Casse

Synopsis

Des hommes viennent du monde entier dénicher leur bonheur d'entre tous les vestiges d'une casse automobile. À travers cet océan d'épaves à ciel ouvert, le monde se monte, et se démonte à chaque rencontre...

Critiques

Un documentaire étonnant sur des hommes occupés à trifouiller dans un cimetière de voitures.

Dès le long travelling d’ouverture, il émane de Casse une forme de grâce mâtinée de tendre pudeur que, pour être franc, on n’imaginait guère transparaître dans un tel contexte : énoncé sans article, Casse investit en effet un univers généralement assez masculin, qui s’accorde pourtant ici au féminin à travers le regard de la jeune cinéaste Nadège Trebal. Un cimetière de voitures en libre service où, dans la morne froidure d’un no man’s land de banlieue - Athis-Mons, un autre monde à tant d’égards socio-économiques à 20 kilomètres de Paris par la route -, des quidams s’en viennent dépecer des carcasses, qui pour récupérer un rétroviseur ou un hayon, qui pour changer une poignée de portière, destinés, devine-t-on, à d’autres véhicules qu’on tentera de rafistoler, faute de mieux. «Une sorte de dédale découvert par hasard, précise la cinéaste, qui m’est apparu dès les premiers instants comme un précipité de beauté et de laideur, très pictural, avec ses découpes et ses transparences. Un univers propice à la rencontre également, mais plutôt dans le registre du flirt, à la fois intense et léger, sachant que celui-ci ne se consommerait, voire consumerait, qu’à travers le film.»
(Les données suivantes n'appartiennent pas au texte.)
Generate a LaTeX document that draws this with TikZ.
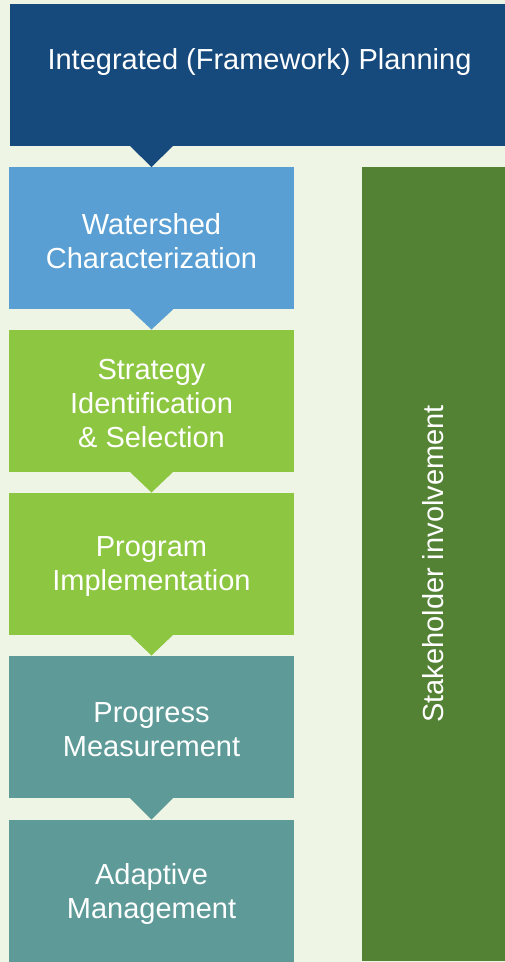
\documentclass[tikz,border=0pt]{standalone}
\usepackage{fontspec}
\setmainfont{Liberation Sans}
\usetikzlibrary{calc}
\definecolor{bgcol}{HTML}{EFF5E5}
\definecolor{navy}{HTML}{174A7C}
\definecolor{skyblue}{HTML}{599FD3}
\definecolor{leaf}{HTML}{8DC641}
\definecolor{teal}{HTML}{5E9B98}
\definecolor{forest}{HTML}{548235}
\tikzset{
  stage/.style={draw=none, minimum width=285pt, minimum height=142pt,
    inner sep=0pt, outer sep=0pt},
  caption/.style={text=white, align=center, inner sep=0pt,
    font=\fontsize{29}{34}\selectfont},
  pointer/.style={fill=#1, draw=none}
}
\begin{document}
\begin{tikzpicture}[x=1pt,y=-1pt]
  \useasboundingbox (0,0) rectangle (505,962);
  \fill[bgcol] (0,0) rectangle (505,962);

  % header band
  \node[fill=navy, minimum width=495pt, minimum height=142pt, inner sep=0pt, outer sep=0pt]
    (head) at (257.5,75) {};
  \node[caption] (headtext) at (259.5,61.5) {Integrated (Framework) Planning};

  % process stages
  \node[stage, fill=skyblue] (s1) at (151.5,238) {};
  \node[stage, fill=leaf]    (s2) at (151.5,400.5) {};
  \node[stage, fill=leaf]    (s3) at (151.5,563.5) {};
  \node[stage, fill=teal]    (s4) at (151.5,726.5) {};
  \node[stage, fill=teal]    (s5) at (151.5,890.5) {};

  % stage captions, set a little below each box centre
  \node[caption] (t1) at ($(s1.center)+(0,3.5)$) {Watershed\\Characterization};
  \node[caption] (t2) at ($(s2.center)+(0,3.5)$) {Strategy\\Identification\\\& Selection};
  \node[caption] (t3) at ($(s3.center)+(0,3.5)$) {Program\\Implementation};
  \node[caption] (t4) at ($(s4.center)+(0,3.5)$) {Progress\\Measurement};
  \node[caption] (t5) at ($(s5.center)+(0,3.5)$) {Adaptive\\Management};

  % stakeholder column
  \node[fill=forest, minimum width=143pt, minimum height=794pt, inner sep=0pt, outer sep=0pt]
    (stake) at (433.5,564) {};
  \node[caption, rotate=90] (staketext) at (433.5,564) {Stakeholder involvement};

  % pointers between stages
  \fill[pointer=navy] ($(head.south -| s1.north)+(-21.5,0)$) -- (s1.north)
    -- ($(head.south -| s1.north)+(21.5,0)$) -- cycle;
  \foreach \a/\b/\c in {s1/s2/skyblue, s2/s3/leaf, s3/s4/leaf, s4/s5/teal}{
    \fill[pointer=\c] ($(\a.south)+(-22,0)$) -- (\b.north) -- ($(\a.south)+(22,0)$) -- cycle;
  }
\end{tikzpicture}
\end{document}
Commando. Travaillant sans effraction - inutile par conséquent d’extrapoler une lecture homonymique du titre -, bien qu’en mode commando avec juste un régisseur, deux opérateurs à l’image et un au son, en plus d’elle, Nadège Trebal a ainsi ostensiblement déballé son matériel (caméra sur pied, perche, micro HF) pour recueillir les tranches de vie de cette France d’en bas, occupée à chercher la bonne clé pour démonter un châssis. Des outils et des hommes, en somme, mais parsemés de confidences, comme de silences, pour dire la nostalgie, le doute, la fierté ou l’espoir.

 

D’une allée à l’autre, on s’attache de la sorte à Oumar ou Ali - mais aussi à ce groupe mutique et farouche de jeunes filmés en plan fixe tel un mini screen test warholien. Le premier, qui évoque sans misérabilisme aucun «le froid, la pluie et la peur» liés aux conditions dans lesquelles il est arrivé clandestinement en Europe par la mer (une véritable Odyssée de Pi, avec requins et dauphins). Le second, yeux plissés, bonnet vissé sur la tête, qui blague - «J’ai deux filles qui cassent les voitures et moi qui les répare» -, raconte son bonheur d’être grand-père ; mais aussi se remémore le lointain départ de Tunisie, «tellement content de venir en France pour faire une autre vie», avant de découvrir l’injustice sociale, décrite, là encore, avec bien plus de malice que d’acrimonie. «Lors de ces rencontres, précise la cinéaste, la première question venait souvent d’eux : "Qu’est-ce que vous voulez ?" Je leur répondais que je ne savais pas. Et le dialogue s’instaurait, ou pas, car j’ai également essuyé beaucoup de refus, notamment auprès des jeunes, qui se montraient plus méfiants, sur la défensive. A l’inverse, ce sont chez les personnes d’origine immigrée que j’ai trouvé le plus de confiance, de fantaisie, peut-être car ils estiment n’avoir rien à perdre.»

 

Fourmis. Voyant une métaphore de la condition humaine dans cette observation d’«acteurs du réel» aux parcours eux-mêmes souvent accidentés, accaparés à démonter des pièces pour les remonter ailleurs, Nadège Trebal confère ainsi à son microcosme lucide de fourmis accroupies, pliées en deux ou encastrées, une assez poignante dignité. Casse est le deuxième long métrage documentaire (après Bleu pétrole, sur le monde syndical, en 2012) de cette diplômée du pôle scénario de la Fémis, admiratrice de Chaplin, Pasolini, Fassbinder et Godard, qui a notamment déjà collaboré avec Claire Simon (Ça brûle et les Bureaux de Dieu). Sa prochaine étape, en cours d’écriture : la fiction, qui racontera «l’histoire d’un homme contraint de quitter son foyer pour chercher du travail, entre la France, la Belgique et l’Allemagne, avec, en suspens, la question suivante : comment peut-on continuer de s’accomplir quand on ne bosse, ni ne baise plus ? Une sorte d’épopée que j’aimerais avec ce côté à la fois jouissif et inconfortable du rodéo».